— Start Stored data —
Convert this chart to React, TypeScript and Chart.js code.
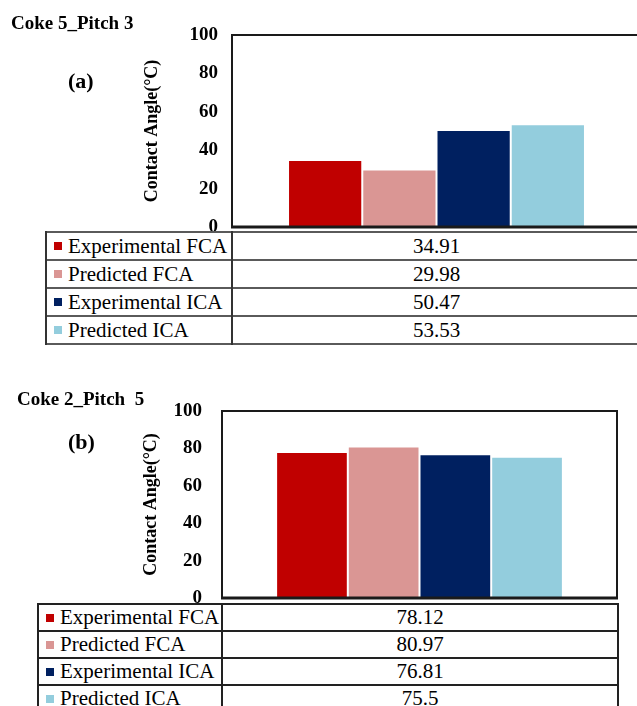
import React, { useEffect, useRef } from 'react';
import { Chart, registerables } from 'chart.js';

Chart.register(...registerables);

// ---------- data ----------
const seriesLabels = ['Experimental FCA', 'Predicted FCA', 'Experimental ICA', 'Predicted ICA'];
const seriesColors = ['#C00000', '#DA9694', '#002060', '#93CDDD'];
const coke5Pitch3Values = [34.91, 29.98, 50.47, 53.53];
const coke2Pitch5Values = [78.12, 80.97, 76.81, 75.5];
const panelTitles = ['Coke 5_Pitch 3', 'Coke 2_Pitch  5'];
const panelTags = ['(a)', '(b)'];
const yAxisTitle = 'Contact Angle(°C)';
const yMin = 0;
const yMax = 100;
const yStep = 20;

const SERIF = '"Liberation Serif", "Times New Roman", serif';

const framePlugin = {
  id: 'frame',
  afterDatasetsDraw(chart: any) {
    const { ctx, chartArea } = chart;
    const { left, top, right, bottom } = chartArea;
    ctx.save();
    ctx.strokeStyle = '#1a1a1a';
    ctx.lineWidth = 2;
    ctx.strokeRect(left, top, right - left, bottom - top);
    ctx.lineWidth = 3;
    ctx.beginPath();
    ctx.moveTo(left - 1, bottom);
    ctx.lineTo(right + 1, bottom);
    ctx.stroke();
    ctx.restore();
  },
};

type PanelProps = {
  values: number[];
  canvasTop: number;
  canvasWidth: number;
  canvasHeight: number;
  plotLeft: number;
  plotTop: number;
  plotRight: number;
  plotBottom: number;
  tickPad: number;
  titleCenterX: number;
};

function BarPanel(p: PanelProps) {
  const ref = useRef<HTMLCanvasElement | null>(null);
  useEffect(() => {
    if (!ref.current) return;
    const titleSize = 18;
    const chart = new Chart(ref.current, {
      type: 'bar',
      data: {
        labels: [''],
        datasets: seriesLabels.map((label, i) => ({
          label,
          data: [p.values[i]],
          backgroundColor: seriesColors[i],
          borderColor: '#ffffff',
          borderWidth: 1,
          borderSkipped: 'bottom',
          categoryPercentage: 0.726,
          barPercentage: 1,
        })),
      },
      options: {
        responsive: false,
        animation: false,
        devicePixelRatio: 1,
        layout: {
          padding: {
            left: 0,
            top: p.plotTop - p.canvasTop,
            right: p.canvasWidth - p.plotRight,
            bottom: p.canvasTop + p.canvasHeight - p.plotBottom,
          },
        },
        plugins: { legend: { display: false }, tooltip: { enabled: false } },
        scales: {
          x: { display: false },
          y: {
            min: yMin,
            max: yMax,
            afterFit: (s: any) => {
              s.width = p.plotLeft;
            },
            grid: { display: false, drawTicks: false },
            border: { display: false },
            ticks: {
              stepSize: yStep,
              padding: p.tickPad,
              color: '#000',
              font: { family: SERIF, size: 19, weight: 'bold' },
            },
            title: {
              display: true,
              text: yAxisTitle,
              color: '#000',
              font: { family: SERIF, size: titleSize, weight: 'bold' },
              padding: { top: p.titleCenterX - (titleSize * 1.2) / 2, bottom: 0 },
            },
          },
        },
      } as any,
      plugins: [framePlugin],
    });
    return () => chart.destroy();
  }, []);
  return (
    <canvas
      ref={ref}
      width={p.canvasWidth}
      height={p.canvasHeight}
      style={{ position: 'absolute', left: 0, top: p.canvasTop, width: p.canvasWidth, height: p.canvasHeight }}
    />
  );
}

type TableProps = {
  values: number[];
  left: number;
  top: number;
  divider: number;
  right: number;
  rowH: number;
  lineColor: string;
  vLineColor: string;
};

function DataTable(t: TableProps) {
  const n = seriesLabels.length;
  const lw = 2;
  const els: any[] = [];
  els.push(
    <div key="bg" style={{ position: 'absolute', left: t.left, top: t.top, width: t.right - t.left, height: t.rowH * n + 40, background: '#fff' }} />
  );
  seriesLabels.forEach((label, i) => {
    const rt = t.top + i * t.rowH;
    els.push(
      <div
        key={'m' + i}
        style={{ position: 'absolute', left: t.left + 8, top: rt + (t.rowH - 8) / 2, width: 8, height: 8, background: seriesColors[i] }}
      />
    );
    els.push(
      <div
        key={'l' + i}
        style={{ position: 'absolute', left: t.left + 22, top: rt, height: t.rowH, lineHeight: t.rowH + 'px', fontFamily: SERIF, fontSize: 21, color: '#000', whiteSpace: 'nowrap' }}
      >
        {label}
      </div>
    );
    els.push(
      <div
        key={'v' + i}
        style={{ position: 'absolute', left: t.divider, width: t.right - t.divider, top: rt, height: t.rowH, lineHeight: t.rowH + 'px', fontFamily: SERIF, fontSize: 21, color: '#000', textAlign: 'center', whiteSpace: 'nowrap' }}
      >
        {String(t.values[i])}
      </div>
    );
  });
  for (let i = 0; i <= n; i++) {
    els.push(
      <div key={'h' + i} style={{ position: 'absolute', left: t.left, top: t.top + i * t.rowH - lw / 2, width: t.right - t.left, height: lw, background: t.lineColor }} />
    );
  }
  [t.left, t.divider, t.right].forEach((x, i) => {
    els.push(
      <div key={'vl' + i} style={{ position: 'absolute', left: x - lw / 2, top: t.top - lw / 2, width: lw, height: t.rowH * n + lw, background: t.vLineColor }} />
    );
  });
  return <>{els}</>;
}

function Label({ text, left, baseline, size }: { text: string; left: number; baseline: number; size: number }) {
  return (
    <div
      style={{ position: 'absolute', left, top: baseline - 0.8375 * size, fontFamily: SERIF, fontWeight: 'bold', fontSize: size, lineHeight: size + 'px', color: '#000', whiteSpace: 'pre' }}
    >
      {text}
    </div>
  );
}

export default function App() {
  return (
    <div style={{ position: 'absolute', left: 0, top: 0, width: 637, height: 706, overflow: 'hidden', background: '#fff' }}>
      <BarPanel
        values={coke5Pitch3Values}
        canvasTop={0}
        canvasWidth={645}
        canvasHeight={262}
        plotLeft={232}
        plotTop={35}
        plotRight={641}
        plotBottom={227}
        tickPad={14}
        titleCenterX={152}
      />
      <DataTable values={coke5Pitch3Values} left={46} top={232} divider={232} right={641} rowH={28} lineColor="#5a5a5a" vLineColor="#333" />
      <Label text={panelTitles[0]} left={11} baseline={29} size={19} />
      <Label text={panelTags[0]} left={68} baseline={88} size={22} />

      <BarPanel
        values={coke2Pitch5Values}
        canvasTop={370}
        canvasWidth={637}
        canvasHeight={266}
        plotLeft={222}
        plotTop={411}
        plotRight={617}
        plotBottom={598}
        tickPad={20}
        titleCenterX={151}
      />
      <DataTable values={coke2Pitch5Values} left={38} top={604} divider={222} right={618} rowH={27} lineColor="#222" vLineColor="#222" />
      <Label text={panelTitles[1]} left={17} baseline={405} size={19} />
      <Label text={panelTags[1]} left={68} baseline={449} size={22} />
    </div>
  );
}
— End Stored data —
_Objective_: Omitting all images, print the listing exactly.

_Complete output_:
Convert this chart to React, TypeScript and Chart.js code.
import React, { useEffect, useRef } from 'react';
import { Chart, registerables } from 'chart.js';

Chart.register(...registerables);

// ---------- data ----------
const seriesLabels = ['Experimental FCA', 'Predicted FCA', 'Experimental ICA', 'Predicted ICA'];
const seriesColors = ['#C00000', '#DA9694', '#002060', '#93CDDD'];
const coke5Pitch3Values = [34.91, 29.98, 50.47, 53.53];
const coke2Pitch5Values = [78.12, 80.97, 76.81, 75.5];
const panelTitles = ['Coke 5_Pitch 3', 'Coke 2_Pitch  5'];
const panelTags = ['(a)', '(b)'];
const yAxisTitle = 'Contact Angle(°C)';
const yMin = 0;
const yMax = 100;
const yStep = 20;

const SERIF = '"Liberation Serif", "Times New Roman", serif';

const framePlugin = {
  id: 'frame',
  afterDatasetsDraw(chart: any) {
    const { ctx, chartArea } = chart;
    const { left, top, right, bottom } = chartArea;
    ctx.save();
    ctx.strokeStyle = '#1a1a1a';
    ctx.lineWidth = 2;
    ctx.strokeRect(left, top, right - left, bottom - top);
    ctx.lineWidth = 3;
    ctx.beginPath();
    ctx.moveTo(left - 1, bottom);
    ctx.lineTo(right + 1, bottom);
    ctx.stroke();
    ctx.restore();
  },
};

type PanelProps = {
  values: number[];
  canvasTop: number;
  canvasWidth: number;
  canvasHeight: number;
  plotLeft: number;
  plotTop: number;
  plotRight: number;
  plotBottom: number;
  tickPad: number;
  titleCenterX: number;
};

function BarPanel(p: PanelProps) {
  const ref = useRef<HTMLCanvasElement | null>(null);
  useEffect(() => {
    if (!ref.current) return;
    const titleSize = 18;
    const chart = new Chart(ref.current, {
      type: 'bar',
      data: {
        labels: [''],
        datasets: seriesLabels.map((label, i) => ({
          label,
          data: [p.values[i]],
          backgroundColor: seriesColors[i],
          borderColor: '#ffffff',
          borderWidth: 1,
          borderSkipped: 'bottom',
          categoryPercentage: 0.726,
          barPercentage: 1,
        })),
      },
      options: {
        responsive: false,
        animation: false,
        devicePixelRatio: 1,
        layout: {
          padding: {
            left: 0,
            top: p.plotTop - p.canvasTop,
            right: p.canvasWidth - p.plotRight,
            bottom: p.canvasTop + p.canvasHeight - p.plotBottom,
          },
        },
        plugins: { legend: { display: false }, tooltip: { enabled: false } },
        scales: {
          x: { display: false },
          y: {
            min: yMin,
            max: yMax,
            afterFit: (s: any) => {
              s.width = p.plotLeft;
            },
            grid: { display: false, drawTicks: false },
            border: { display: false },
            ticks: {
              stepSize: yStep,
              padding: p.tickPad,
              color: '#000',
              font: { family: SERIF, size: 19, weight: 'bold' },
            },
            title: {
              display: true,
              text: yAxisTitle,
              color: '#000',
              font: { family: SERIF, size: titleSize, weight: 'bold' },
              padding: { top: p.titleCenterX - (titleSize * 1.2) / 2, bottom: 0 },
            },
          },
        },
      } as any,
      plugins: [framePlugin],
    });
    return () => chart.destroy();
  }, []);
  return (
    <canvas
      ref={ref}
      width={p.canvasWidth}
      height={p.canvasHeight}
      style={{ position: 'absolute', left: 0, top: p.canvasTop, width: p.canvasWidth, height: p.canvasHeight }}
    />
  );
}

type TableProps = {
  values: number[];
  left: number;
  top: number;
  divider: number;
  right: number;
  rowH: number;
  lineColor: string;
  vLineColor: string;
};

function DataTable(t: TableProps) {
  const n = seriesLabels.length;
  const lw = 2;
  const els: any[] = [];
  els.push(
    <div key="bg" style={{ position: 'absolute', left: t.left, top: t.top, width: t.right - t.left, height: t.rowH * n + 40, background: '#fff' }} />
  );
  seriesLabels.forEach((label, i) => {
    const rt = t.top + i * t.rowH;
    els.push(
      <div
        key={'m' + i}
        style={{ position: 'absolute', left: t.left + 8, top: rt + (t.rowH - 8) / 2, width: 8, height: 8, background: seriesColors[i] }}
      />
    );
    els.push(
      <div
        key={'l' + i}
        style={{ position: 'absolute', left: t.left + 22, top: rt, height: t.rowH, lineHeight: t.rowH + 'px', fontFamily: SERIF, fontSize: 21, color: '#000', whiteSpace: 'nowrap' }}
      >
        {label}
      </div>
    );
    els.push(
      <div
        key={'v' + i}
        style={{ position: 'absolute', left: t.divider, width: t.right - t.divider, top: rt, height: t.rowH, lineHeight: t.rowH + 'px', fontFamily: SERIF, fontSize: 21, color: '#000', textAlign: 'center', whiteSpace: 'nowrap' }}
      >
        {String(t.values[i])}
      </div>
    );
  });
  for (let i = 0; i <= n; i++) {
    els.push(
      <div key={'h' + i} style={{ position: 'absolute', left: t.left, top: t.top + i * t.rowH - lw / 2, width: t.right - t.left, height: lw, background: t.lineColor }} />
    );
  }
  [t.left, t.divider, t.right].forEach((x, i) => {
    els.push(
      <div key={'vl' + i} style={{ position: 'absolute', left: x - lw / 2, top: t.top - lw / 2, width: lw, height: t.rowH * n + lw, background: t.vLineColor }} />
    );
  });
  return <>{els}</>;
}

function Label({ text, left, baseline, size }: { text: string; left: number; baseline: number; size: number }) {
  return (
    <div
      style={{ position: 'absolute', left, top: baseline - 0.8375 * size, fontFamily: SERIF, fontWeight: 'bold', fontSize: size, lineHeight: size + 'px', color: '#000', whiteSpace: 'pre' }}
    >
      {text}
    </div>
  );
}

export default function App() {
  return (
    <div style={{ position: 'absolute', left: 0, top: 0, width: 637, height: 706, overflow: 'hidden', background: '#fff' }}>
      <BarPanel
        values={coke5Pitch3Values}
        canvasTop={0}
        canvasWidth={645}
        canvasHeight={262}
        plotLeft={232}
        plotTop={35}
        plotRight={641}
        plotBottom={227}
        tickPad={14}
        titleCenterX={152}
      />
      <DataTable values={coke5Pitch3Values} left={46} top={232} divider={232} right={641} rowH={28} lineColor="#5a5a5a" vLineColor="#333" />
      <Label text={panelTitles[0]} left={11} baseline={29} size={19} />
      <Label text={panelTags[0]} left={68} baseline={88} size={22} />

      <BarPanel
        values={coke2Pitch5Values}
        canvasTop={370}
        canvasWidth={637}
        canvasHeight={266}
        plotLeft={222}
        plotTop={411}
        plotRight={617}
        plotBottom={598}
        tickPad={20}
        titleCenterX={151}
      />
      <DataTable values={coke2Pitch5Values} left={38} top={604} divider={222} right={618} rowH={27} lineColor="#222" vLineColor="#222" />
      <Label text={panelTitles[1]} left={17} baseline={405} size={19} />
      <Label text={panelTags[1]} left={68} baseline={449} size={22} />
    </div>
  );
}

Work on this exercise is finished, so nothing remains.